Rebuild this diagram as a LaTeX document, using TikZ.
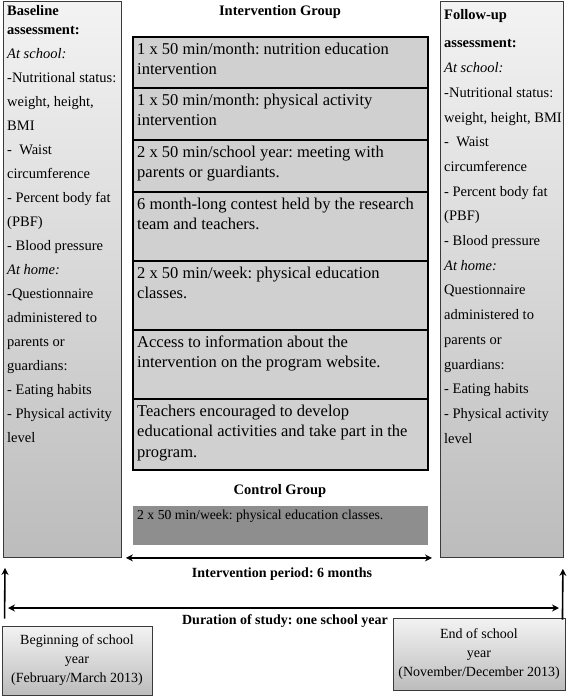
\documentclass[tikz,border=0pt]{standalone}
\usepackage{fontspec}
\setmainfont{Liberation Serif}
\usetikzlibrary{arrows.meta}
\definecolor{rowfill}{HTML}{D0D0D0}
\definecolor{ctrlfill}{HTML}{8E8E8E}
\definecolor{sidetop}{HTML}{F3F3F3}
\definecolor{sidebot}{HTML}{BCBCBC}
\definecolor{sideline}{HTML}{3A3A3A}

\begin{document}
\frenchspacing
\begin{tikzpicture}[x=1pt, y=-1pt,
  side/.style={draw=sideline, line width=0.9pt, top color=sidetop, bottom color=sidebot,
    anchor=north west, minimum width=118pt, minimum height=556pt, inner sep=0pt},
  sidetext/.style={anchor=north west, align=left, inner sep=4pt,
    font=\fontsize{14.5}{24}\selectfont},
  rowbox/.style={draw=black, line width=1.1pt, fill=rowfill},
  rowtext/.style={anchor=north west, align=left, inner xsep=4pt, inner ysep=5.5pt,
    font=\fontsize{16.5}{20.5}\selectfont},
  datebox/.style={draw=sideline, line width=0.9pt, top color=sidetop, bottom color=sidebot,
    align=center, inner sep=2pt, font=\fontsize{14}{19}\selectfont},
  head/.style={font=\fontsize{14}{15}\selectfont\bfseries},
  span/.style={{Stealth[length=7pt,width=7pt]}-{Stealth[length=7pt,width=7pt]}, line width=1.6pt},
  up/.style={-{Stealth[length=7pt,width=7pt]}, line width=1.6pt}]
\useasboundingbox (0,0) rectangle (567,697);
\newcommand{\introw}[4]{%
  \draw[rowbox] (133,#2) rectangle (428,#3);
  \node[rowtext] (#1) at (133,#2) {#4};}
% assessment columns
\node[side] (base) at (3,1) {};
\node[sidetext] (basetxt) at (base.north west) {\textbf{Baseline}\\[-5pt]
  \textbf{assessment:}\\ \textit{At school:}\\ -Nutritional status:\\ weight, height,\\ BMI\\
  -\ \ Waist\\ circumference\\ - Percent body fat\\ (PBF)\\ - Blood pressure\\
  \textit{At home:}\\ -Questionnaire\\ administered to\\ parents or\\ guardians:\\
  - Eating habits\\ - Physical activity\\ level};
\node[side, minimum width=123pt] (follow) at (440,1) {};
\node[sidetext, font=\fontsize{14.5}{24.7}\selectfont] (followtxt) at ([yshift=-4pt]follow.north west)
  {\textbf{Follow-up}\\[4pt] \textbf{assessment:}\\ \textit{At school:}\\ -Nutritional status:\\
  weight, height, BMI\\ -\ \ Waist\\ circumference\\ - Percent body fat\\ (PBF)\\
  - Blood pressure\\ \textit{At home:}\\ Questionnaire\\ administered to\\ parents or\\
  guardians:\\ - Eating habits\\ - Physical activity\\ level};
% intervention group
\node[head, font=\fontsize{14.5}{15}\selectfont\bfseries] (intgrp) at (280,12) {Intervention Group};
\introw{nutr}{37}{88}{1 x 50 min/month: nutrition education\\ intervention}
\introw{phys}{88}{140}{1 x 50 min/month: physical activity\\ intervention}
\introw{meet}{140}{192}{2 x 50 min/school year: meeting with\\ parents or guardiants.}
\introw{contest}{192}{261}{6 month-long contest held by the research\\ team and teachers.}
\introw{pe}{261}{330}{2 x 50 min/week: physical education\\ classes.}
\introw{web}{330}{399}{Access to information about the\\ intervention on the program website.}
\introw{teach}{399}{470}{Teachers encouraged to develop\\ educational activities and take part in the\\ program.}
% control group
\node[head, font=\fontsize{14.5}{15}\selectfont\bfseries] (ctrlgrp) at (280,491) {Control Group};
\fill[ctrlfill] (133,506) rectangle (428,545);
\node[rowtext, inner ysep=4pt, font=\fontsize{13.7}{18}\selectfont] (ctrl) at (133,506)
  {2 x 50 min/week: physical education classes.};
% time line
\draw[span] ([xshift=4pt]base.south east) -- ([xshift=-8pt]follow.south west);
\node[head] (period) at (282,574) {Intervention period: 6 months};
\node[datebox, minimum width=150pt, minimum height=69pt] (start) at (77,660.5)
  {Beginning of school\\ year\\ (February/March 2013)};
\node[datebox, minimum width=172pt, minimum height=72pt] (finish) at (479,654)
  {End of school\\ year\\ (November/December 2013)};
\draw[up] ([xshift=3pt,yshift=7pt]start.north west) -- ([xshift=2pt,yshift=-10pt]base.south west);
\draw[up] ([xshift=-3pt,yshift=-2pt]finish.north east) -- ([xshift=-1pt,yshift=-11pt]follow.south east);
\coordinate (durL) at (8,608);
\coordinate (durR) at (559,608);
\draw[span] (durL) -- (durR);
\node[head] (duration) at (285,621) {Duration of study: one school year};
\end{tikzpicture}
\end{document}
____
▶ _What to work on_:
In this exercise, set down all of the data exactly, without the pictures.

▶ _Correct answer_:
Rebuild this diagram as a LaTeX document, using TikZ.
\documentclass[tikz,border=0pt]{standalone}
\usepackage{fontspec}
\setmainfont{Liberation Serif}
\usetikzlibrary{arrows.meta}
\definecolor{rowfill}{HTML}{D0D0D0}
\definecolor{ctrlfill}{HTML}{8E8E8E}
\definecolor{sidetop}{HTML}{F3F3F3}
\definecolor{sidebot}{HTML}{BCBCBC}
\definecolor{sideline}{HTML}{3A3A3A}

\begin{document}
\frenchspacing
\begin{tikzpicture}[x=1pt, y=-1pt,
  side/.style={draw=sideline, line width=0.9pt, top color=sidetop, bottom color=sidebot,
    anchor=north west, minimum width=118pt, minimum height=556pt, inner sep=0pt},
  sidetext/.style={anchor=north west, align=left, inner sep=4pt,
    font=\fontsize{14.5}{24}\selectfont},
  rowbox/.style={draw=black, line width=1.1pt, fill=rowfill},
  rowtext/.style={anchor=north west, align=left, inner xsep=4pt, inner ysep=5.5pt,
    font=\fontsize{16.5}{20.5}\selectfont},
  datebox/.style={draw=sideline, line width=0.9pt, top color=sidetop, bottom color=sidebot,
    align=center, inner sep=2pt, font=\fontsize{14}{19}\selectfont},
  head/.style={font=\fontsize{14}{15}\selectfont\bfseries},
  span/.style={{Stealth[length=7pt,width=7pt]}-{Stealth[length=7pt,width=7pt]}, line width=1.6pt},
  up/.style={-{Stealth[length=7pt,width=7pt]}, line width=1.6pt}]
\useasboundingbox (0,0) rectangle (567,697);
\newcommand{\introw}[4]{%
  \draw[rowbox] (133,#2) rectangle (428,#3);
  \node[rowtext] (#1) at (133,#2) {#4};}
% assessment columns
\node[side] (base) at (3,1) {};
\node[sidetext] (basetxt) at (base.north west) {\textbf{Baseline}\\[-5pt]
  \textbf{assessment:}\\ \textit{At school:}\\ -Nutritional status:\\ weight, height,\\ BMI\\
  -\ \ Waist\\ circumference\\ - Percent body fat\\ (PBF)\\ - Blood pressure\\
  \textit{At home:}\\ -Questionnaire\\ administered to\\ parents or\\ guardians:\\
  - Eating habits\\ - Physical activity\\ level};
\node[side, minimum width=123pt] (follow) at (440,1) {};
\node[sidetext, font=\fontsize{14.5}{24.7}\selectfont] (followtxt) at ([yshift=-4pt]follow.north west)
  {\textbf{Follow-up}\\[4pt] \textbf{assessment:}\\ \textit{At school:}\\ -Nutritional status:\\
  weight, height, BMI\\ -\ \ Waist\\ circumference\\ - Percent body fat\\ (PBF)\\
  - Blood pressure\\ \textit{At home:}\\ Questionnaire\\ administered to\\ parents or\\
  guardians:\\ - Eating habits\\ - Physical activity\\ level};
% intervention group
\node[head, font=\fontsize{14.5}{15}\selectfont\bfseries] (intgrp) at (280,12) {Intervention Group};
\introw{nutr}{37}{88}{1 x 50 min/month: nutrition education\\ intervention}
\introw{phys}{88}{140}{1 x 50 min/month: physical activity\\ intervention}
\introw{meet}{140}{192}{2 x 50 min/school year: meeting with\\ parents or guardiants.}
\introw{contest}{192}{261}{6 month-long contest held by the research\\ team and teachers.}
\introw{pe}{261}{330}{2 x 50 min/week: physical education\\ classes.}
\introw{web}{330}{399}{Access to information about the\\ intervention on the program website.}
\introw{teach}{399}{470}{Teachers encouraged to develop\\ educational activities and take part in the\\ program.}
% control group
\node[head, font=\fontsize{14.5}{15}\selectfont\bfseries] (ctrlgrp) at (280,491) {Control Group};
\fill[ctrlfill] (133,506) rectangle (428,545);
\node[rowtext, inner ysep=4pt, font=\fontsize{13.7}{18}\selectfont] (ctrl) at (133,506)
  {2 x 50 min/week: physical education classes.};
% time line
\draw[span] ([xshift=4pt]base.south east) -- ([xshift=-8pt]follow.south west);
\node[head] (period) at (282,574) {Intervention period: 6 months};
\node[datebox, minimum width=150pt, minimum height=69pt] (start) at (77,660.5)
  {Beginning of school\\ year\\ (February/March 2013)};
\node[datebox, minimum width=172pt, minimum height=72pt] (finish) at (479,654)
  {End of school\\ year\\ (November/December 2013)};
\draw[up] ([xshift=3pt,yshift=7pt]start.north west) -- ([xshift=2pt,yshift=-10pt]base.south west);
\draw[up] ([xshift=-3pt,yshift=-2pt]finish.north east) -- ([xshift=-1pt,yshift=-11pt]follow.south east);
\coordinate (durL) at (8,608);
\coordinate (durR) at (559,608);
\draw[span] (durL) -- (durR);
\node[head] (duration) at (285,621) {Duration of study: one school year};
\end{tikzpicture}
\end{document}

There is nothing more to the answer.